In Bush’s view, the death of George Floyd in Minneapolis was a watershed moment for many. She drew an analogy that, given her background as a native of Birmingham, carried added power.
“It was almost like when the four little girls were killed in the church was bombing,” said Bush. “People said, ‘That’s enough. We have to fix these issues that have been festering in our country.’”
Even while acknowledging the “forces fighting against diversity,” Bush said watching the actions of American corporations has made her hopeful that substantive changes are taking hold. People in positions of power and influence are learning some things that should have been learned long ago – and that Mary Kate Bush has exemplified all of her life.
“There is talent everywhere,” Bush said. “There are people of all walks of life who can make a contribution. What they need is the opportunity.”
“I Wasn’t The Only One”
Bush does not hold herself out as being exceptional. There are too many others, she said, who grew up at the same time, in the same city and under the same circumstances as she, who also overcame the obstacles set by segregation and went on to lives of outstanding accomplishment.
There is Secretary of State Condoleezza Rice – whose father, the Rev. John Rice, was Bush’s high school guidance counselor – and who has been Bush’s best friend since they reconnected in Washington in the late 1980s.
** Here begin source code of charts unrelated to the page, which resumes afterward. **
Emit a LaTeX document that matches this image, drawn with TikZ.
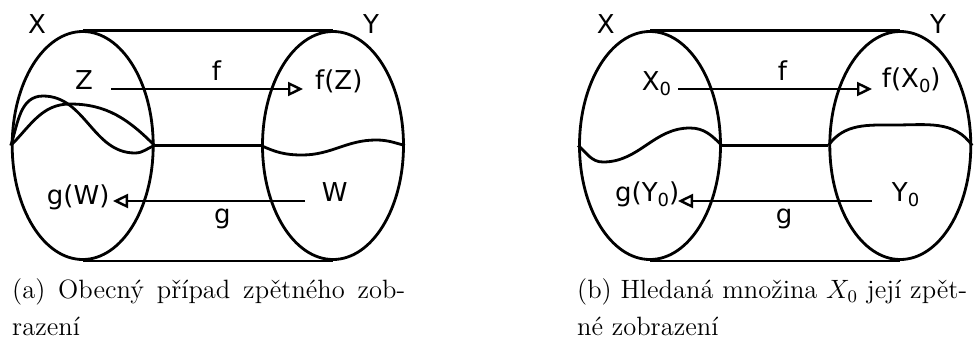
\documentclass[tikz,border=0pt]{standalone}
\usepackage{fontspec}
\usepackage{graphicx}
\newfontfamily\labfont{DejaVu Sans}
\usetikzlibrary{arrows.meta,shapes.geometric}
\newcommand\lsub[1]{\raisebox{-5pt}{\fontsize{18}{18}\selectfont #1}}
\begin{document}
\begin{tikzpicture}[x=1pt,y=1pt,
  setshape/.style={draw, ellipse, line width=2.8pt, minimum width=141pt, minimum height=228pt, inner sep=0pt},
  edge/.style={line width=2.8pt},
  curve/.style={line width=2.8pt},
  arr/.style={line width=2.4pt, -{Triangle[open, length=15pt, width=14pt]}},
  lab/.style={inner sep=0pt, anchor=base west, font=\labfont\fontsize{26}{26}\selectfont},
  labc/.style={lab, anchor=base},
  captext/.style={inner sep=0pt, anchor=base west}]
\useasboundingbox (0,0) rectangle (975,-338);
% ---------- (a) ----------
\node[setshape] (LA) at (82.7,-145.5) {};
\node[setshape] (RA) at (333,-145.5) {};
\draw[edge] (LA.north) -- (RA.north);
\draw[edge] (LA.south) -- (RA.south);
\draw[edge] (LA.east) -- (RA.west);
\draw[curve] (LA.west) to[out=72,in=180] (43,-96) to[out=0,in=180] (135,-153) to[out=0,in=200] (LA.east);
\draw[curve] (LA.west) to[out=45,in=180] (70,-104) to[out=0,in=135] (LA.east);
\draw[curve] (RA.west) to[out=-25,in=180] (302,-155) to[out=0,in=180] (376,-140) to[out=0,in=165] (RA.east);
\node[lab] (XA) at (28,-33) {X};
\node[lab] (YA) at (363,-33) {Y};
\node[lab] (ZA) at (75,-89) {Z};
\node[labc] (fA) at (216.5,-80) {f};
\node[lab] (fZA) at (315,-89) {f(Z)};
\node[lab] (gWA) at (46.7,-204) {g(W)};
\node[lab] (WA) at (321.7,-201) {W};
\node[labc] (gA) at (222.5,-223) {g};
\coordinate (fsA) at (111,-89);
\coordinate (feA) at (303,-89);
\coordinate (gsA) at (305,-201);
\coordinate (geA) at (113,-201);
\draw[arr] (fsA) -- (feA);
\draw[arr] (gsA) -- (geA);
\node[captext] (capA) at (12,-298.5) {\scalebox{2.2083}{\parbox[t]{178pt}{\fontsize{12}{16.62}\selectfont (a) Obecný případ zpětného zob-\linebreak razení}}};
% ---------- (b) ----------
\node[setshape] (LB) at (650,-145.5) {};
\node[setshape] (RB) at (900.3,-145.5) {};
\draw[edge] (LB.north) -- (RB.north);
\draw[edge] (LB.south) -- (RB.south);
\draw[edge] (LB.east) -- (RB.west);
\draw[curve] (LB.west) to[out=-40,in=180] (603,-162) to[out=0,in=180] (690,-128) to[out=0,in=135] (LB.east);
\draw[curve] (RB.west) to[out=55,in=180] (895,-125) to[out=0,in=125] (RB.east);
\node[lab] (XB) at (596.7,-33) {X};
\node[lab] (YB) at (930,-33) {Y};
\node[lab] (X0B) at (641.7,-90) {X\lsub{0}};
\node[labc] (fB) at (782.5,-80) {f};
\node[lab] (fX0B) at (881.7,-87) {f(X\lsub{0})};
\node[lab] (gY0B) at (615,-201) {g(Y\lsub{0})};
\node[lab] (Y0B) at (891.7,-201) {Y\lsub{0}};
\node[labc] (gB) at (784,-223) {g};
\coordinate (fsB) at (678,-89);
\coordinate (feB) at (872,-89);
\coordinate (gsB) at (872,-201);
\coordinate (geB) at (678,-201);
\draw[arr] (fsB) -- (feB);
\draw[arr] (gsB) -- (geB);
\node[captext] (capB) at (577,-298.5) {\scalebox{2.2083}{\parbox[t]{176.6pt}{\fontsize{12}{16.62}\selectfont (b) Hledaná množina $X_0$ její zpět-\linebreak né zobrazení}}};
\end{tikzpicture}
\end{document}
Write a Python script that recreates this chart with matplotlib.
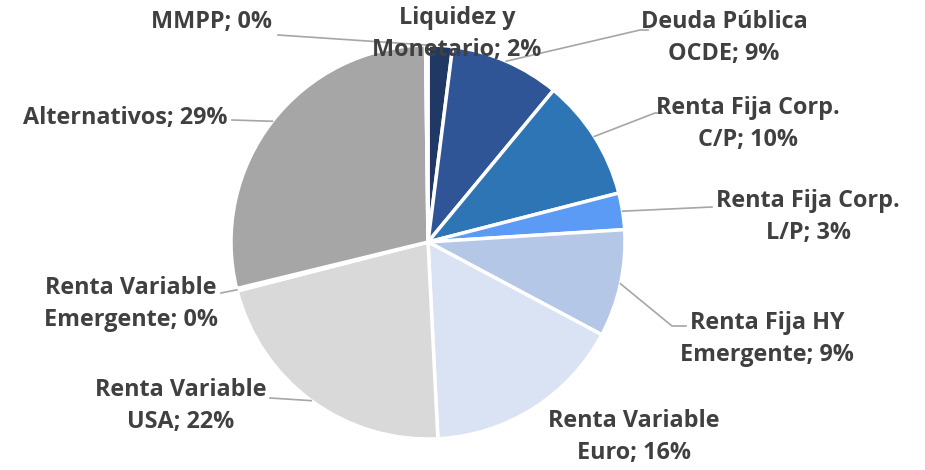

Bush immediately named other friends and classmates: Freeman Hrabowski III, the longtime president of the University of Maryland, Baltimore County, who is a recognized leader in American education, lived across the street from Bush in Titusville and remains a close friend (Bush was “elated” a few years ago when Hrabowski joined her on the board of T. Rowe Price); childhood best friend, Sheryl McCarthy, earned a national reputation as a newspaper and television reporter, author and college professor; and Michael Rashid (formerly Michael Coar) became noted as a pioneer in the managed care industry, for a decade was president and CEO of Philadelphia-based AmeriHealth Caritas, and in November 2020 was appointed as commerce director of Philadelphia.
“There are many others,” Bush emphasized. “If I’m viewed as exceptional, it’s because of the opportunities I’ve had and that I’ve been prepared to step into because of the people who influenced my life. Well, I wasn’t the only one.”
The Power Of Values
Though she has not lived in Alabama for well over 50 years, Bush still has family and friends in the state, especially in her hometown of Birmingham. In July, she visited the city for the first time since the onset of the COVID-19 pandemic. But in recent years, she has become used to hearing good news about economic growth and continued social progress in Birmingham. That progress causes Bush to consider both the contrasts with the city she grew up in and the obstacles that still must be overcome, in Birmingham and throughout the country.
“My parents taught me forgiveness,” Bush declared. “They taught me faith. They taught me to give others the benefit of the doubt. I see Birmingham doing more and more of that, and I think it’s just a wonderful thing.
“I Continue To Adore This city”
Asked to reflect once more on the core values that have been the foundation of her life and career – instilled in Birmingham, sharpened in college and graduate school, translated to expertise on Wall Street and in the nation’s capital – Bush did not hesitate.
“It all boils down to those values I heard about in childhood,” Bush said. “You work hard, you strive for excellence. You build a reputation that follows you. People see it and they ask you to do things. I don’t know how to put it more simply than that.”